Feeling in Crisis: Vicissitudes of Response in Experiments with Global Justice Education
DOI :
https://doi.org/10.25071/1916-4467.31283Mots-clés :
curriculum studies, teacher education, global justice education, difficult knowledge, ethics, affectRésumé
This paper considers the nexus of affective engagement, a critical analysis of systemic discrimination, and reflexive self-implication in education committed to social change. I ask how our inherited models and theories of learning and teaching for social change can curb our vigilance vis-à-vis the ways libidinal dynamics organize our curriculum as affective wish and our pedagogy as affective defense.

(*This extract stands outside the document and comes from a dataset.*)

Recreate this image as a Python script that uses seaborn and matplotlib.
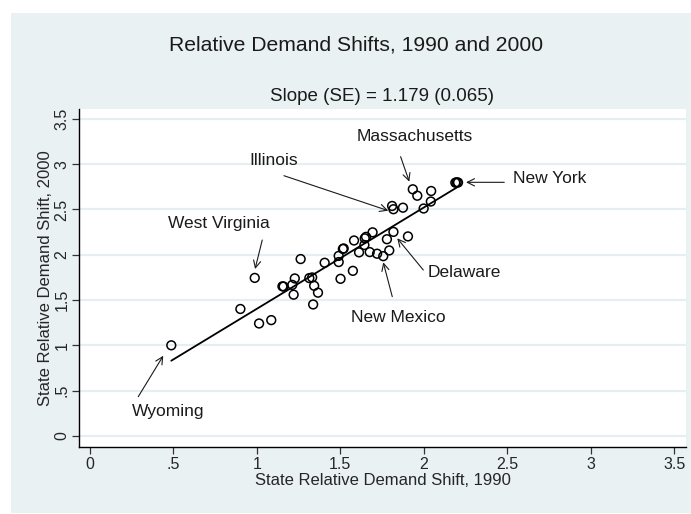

I focus specifically on the qualities of global justice education—the ethical and political stakes of this project, the theories of learning, pedagogical strategies and discourses of moral development it inherits—that render learning, teaching, and learning to teach (none of which are discrete) affectively and ethically fraught. The paper examines student writing samples from a mandatory pre-service course on social and global justice education, one designed to engage future teachers in considering the inequitable global distribution of precarity and recognizability (Butler) within contemporary contexts of neoliberal globalization and war. In the writing samples, students reflect on the challenges they faced making sense of representations of the ravages of militarized capitalist globalization, in particular the challenges of creating and facilitating curriculum within which their peers might encounter such difficult knowledge. I ask, firstly, what students’ narrations of teaching social justice tell us about what is difficult in studying/teaching the devastation of the contemporary militarized, imperial global capitalist order in which we are profoundly implicated as citizens in the global North. Secondly, what can student narrations of teaching social justice tell me about what is difficult in global justice teacher education, specifically the wishes, the anxieties and discursive foreclosures underpinning my own conduct of it in this course?